Ph.D. in Economics at the University of Chicago. Rector of the University of CEMA. Member of the National Academy of Education. Academic Counselor for Libertad y Progreso.

PERFIL – A few days ago, the fourth edition of the World Congress of Intercultural and Interreligious Dialogue was held in Buenos Aires. I had the privilege of participating in the panel titled like this short note, together with the Minister of Education of the City of Buenos Aires, Soledad Acuña, the president of the National Academy of Education, Guillermo Jaim Etcheverry and the Rector of the UCA, Miguel Angel Schiavone. This note deepens the column entitled Education for Work, based on which I developed my presentation.

Education, a solution for the future of the country and its people. A simple idea, even an obvious one, that can be found in the most diverse traditions. For example, John Paul II expressed in 1987: “Stable and fairly remunerated work has, more than any other subsidy, the possibility of reversing that circular process that you have called repetition of poverty. This possibility is realized, however, only if the worker reaches a certain minimum degree of education and job training, and has the opportunity to also give it to his children. And it is here, where we are touching the neuralgic point of the whole problem: education, master key of the future, way of integration of the marginalized, soul of social dynamism, right and essential duty of the human person.


The logic of this idea is not new; we can find it, for example, in the writings of Baron Maurice de Hirsch, a forgotten figure in our history, who in 1873 pointed out that: “poverty originates from the lack of education, and only the education and training of the new generations they will be able to remedy this unfortunate situation. “

Almost 150 years later, two Nobel Laureates in economics provide us with the same answer:

Milton Friedman, 1976 Nobel Prize winner in Economics, once declared that “better education offers a hope of narrowing the gap between the most and least-skilled workers, of defending ourselves against the prospect of a society divided between rich and poor, of a society of classes in which an educated elite supports a permanent class of unemployed ”.


Theodore Schultz, Nobel Prize in Economics 1979, explained why. In his view, education is the main engine of social mobility, since income differences between people are related to differences in access to education, which increases their capacities to perform productive jobs.

Let us return to our contemporaneity.

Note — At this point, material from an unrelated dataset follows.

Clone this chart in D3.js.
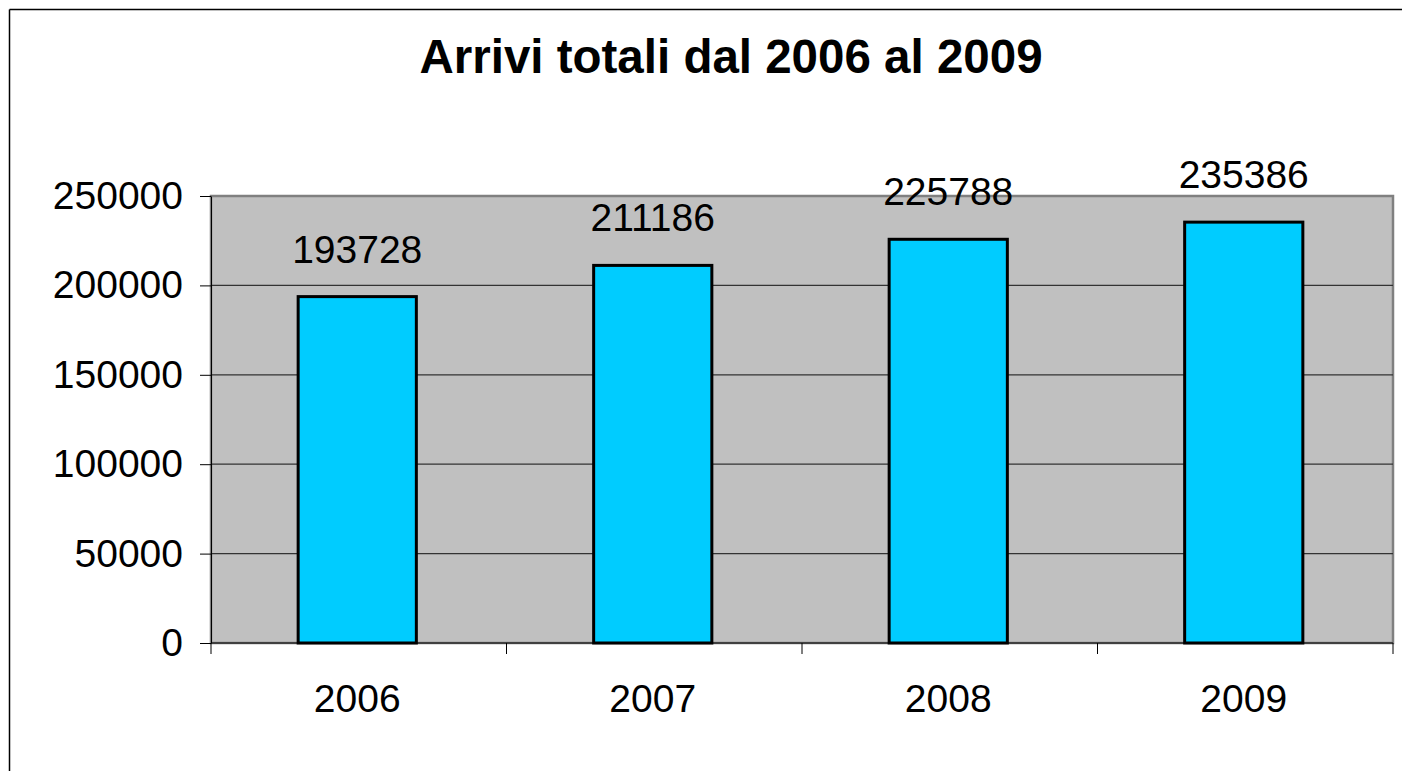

On July 18, 2018, I had the honor of presenting Father Pedro Opeka with the Doctorate Honoris Causa from UCEMA. During the ceremony, Father Opeka said that “the real help comes from education for work, for undertaking and doing,” to which he added: “In Akamasoa our people have understood that only with work, and the schooling of children and young people, we will get out of poverty.

Education for work. How to do it? As I propose in the Education for Work column, the German dual education system may be the answer. In it, students spends many hours acquiring work experience in companies, while attending high school. As the years go by, students increase their time working in the company and reduce the time in school. The result of this is that upon graduation, they can join the company with the technical knowledge and social skills necessary to function in this field. In Germany, two thirds of young people who are not interested or do not qualify for university participate in dual education.

Adapting this dual system to our reality would help incentivize many young people from low-income families not to drop out of secondary school, by facilitating a quick exit to the job market.

Education, but education for work, a possible solution for the future of our country and its people. I think it deserves to be considered.